Gold in the Event of a Chinese Hard Landing

January 10, 2013 at 09:02


China exerts a massive amount influence on commodity markets. It is said to account for 40 percent of base metal consumption and 23 percent of major agricultural commodities, according to an IMF working paper by Shaun Roache. It’s an even bigger market for commodities than the U.S.

And since a Chinese hard landing isn’t completely off the table, it’s worth considering how this would impact commodities.

In a new note titled “What If China Lands Hard?” Societe Generale’s head of commodities research, Michael Haigh writes, that a Chinese hard landing would both lower demand and hurt investor confidence, thereby delivering a double blow to the price of commodities.

Even gold prices could plunge because China is the second largest consumer of gold.

However, gold’s reaction is not so obvious.

Haigh writes, that the impact on gold was the most difficult to forecast.
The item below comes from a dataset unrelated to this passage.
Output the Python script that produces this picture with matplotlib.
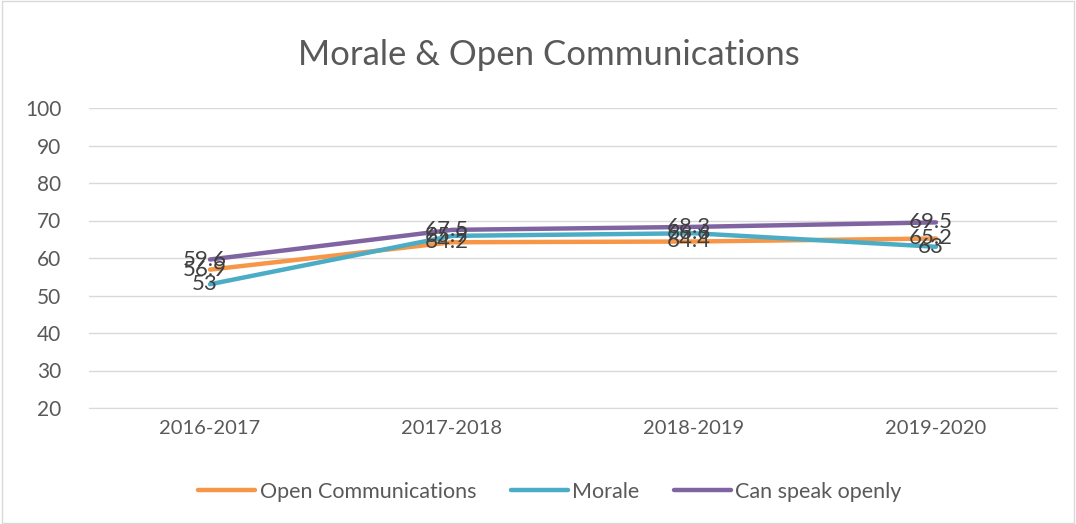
import matplotlib
matplotlib.use('Agg')
import matplotlib.pyplot as plt

plt.rcParams['font.family'] = ['Lato', 'DejaVu Sans']

years = ['2016-2017', '2017-2018', '2018-2019', '2019-2020']
open_comm = [56.9, 64.2, 64.4, 65.2]
morale = [53, 65.9, 66.6, 63]
speak_openly = [59.6, 67.5, 68.3, 69.5]

series = [
    ('Open Communications', open_comm, '#F79646'),
    ('Morale', morale, '#4BACC6'),
    ('Can speak openly', speak_openly, '#8064A2'),
]

fig = plt.figure(figsize=(10.76, 5.24), dpi=100)
ax = fig.add_axes([89 / 1076, 1 - 408 / 524, (1057 - 89) / 1076, 300 / 524])

x = list(range(len(years)))
for name, vals, col in series:
    ax.plot(x, vals, color=col, lw=3.2, label=name, solid_capstyle='round')
for name, vals, col in series:
    for xi, v in zip(x, vals):
        ax.text(xi - 0.02, v, f'{v:g}', ha='center', va='center', fontsize=16, color='#404040')

ax.set_xlim(-0.5, 3.5)
ax.set_ylim(20, 100)
ax.set_yticks(range(20, 101, 10))
ax.set_xticks(x)
ax.set_xticklabels(years)
ax.grid(axis='y', color='#d9d9d9', lw=1)
ax.set_axisbelow(True)
for s in ['top', 'right', 'left']:
    ax.spines[s].set_visible(False)
ax.spines['bottom'].set_color('#d9d9d9')
ax.tick_params(length=0, labelsize=14.5, colors='#595959', pad=9)
ax.tick_params(axis='y', labelsize=15, pad=20)

fig.text(0.51, 1 - 55 / 524, 'Morale & Open Communications', ha='center', va='center',
         fontsize=25, color='#595959')

leg = fig.legend(loc='center', bbox_to_anchor=(0.511, 1 - 492 / 524), ncol=3, frameon=False,
                 fontsize=15.5, handlelength=2.65, handletextpad=0.2, columnspacing=1.6)
for t in leg.get_texts():
    t.set_color('#595959')

fig.patches.append(plt.Rectangle((0.002, 0.002), 0.996, 0.996, transform=fig.transFigure,
                                 fill=False, edgecolor='#d9d9d9', lw=1))

fig.savefig('out.png', dpi=100)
Their model suggests that a significant drop in Chinese PMIs (which they use as a proxy for a hard landing) would send gold prices surging 15 percent in the first quarter after a hardlanding to $1,963 per ounce. Gold he points out would be the only commodity to experience this initial rally.

But it would also decline rapidly after.

This fall would be triggered by three key things:

A strengthening of the U.S. dollar in a risk off environment that would cause gold prices to decline because it is priced in dollars.

Easing concerns about inflation.

A rush to cash that would see a move out of long gold positions.

Patrick Legland, head of research at Societe Generale wrote that investors polled on the impact of a Chinese hard landing on commodities and stocks were most uncertain about the impact on gold price.

The average response was for a 5 percent decline, while Asian investors in particular expected a 21 percent decline. A third of those polled thought gold prices would rise in a hard landing scenario.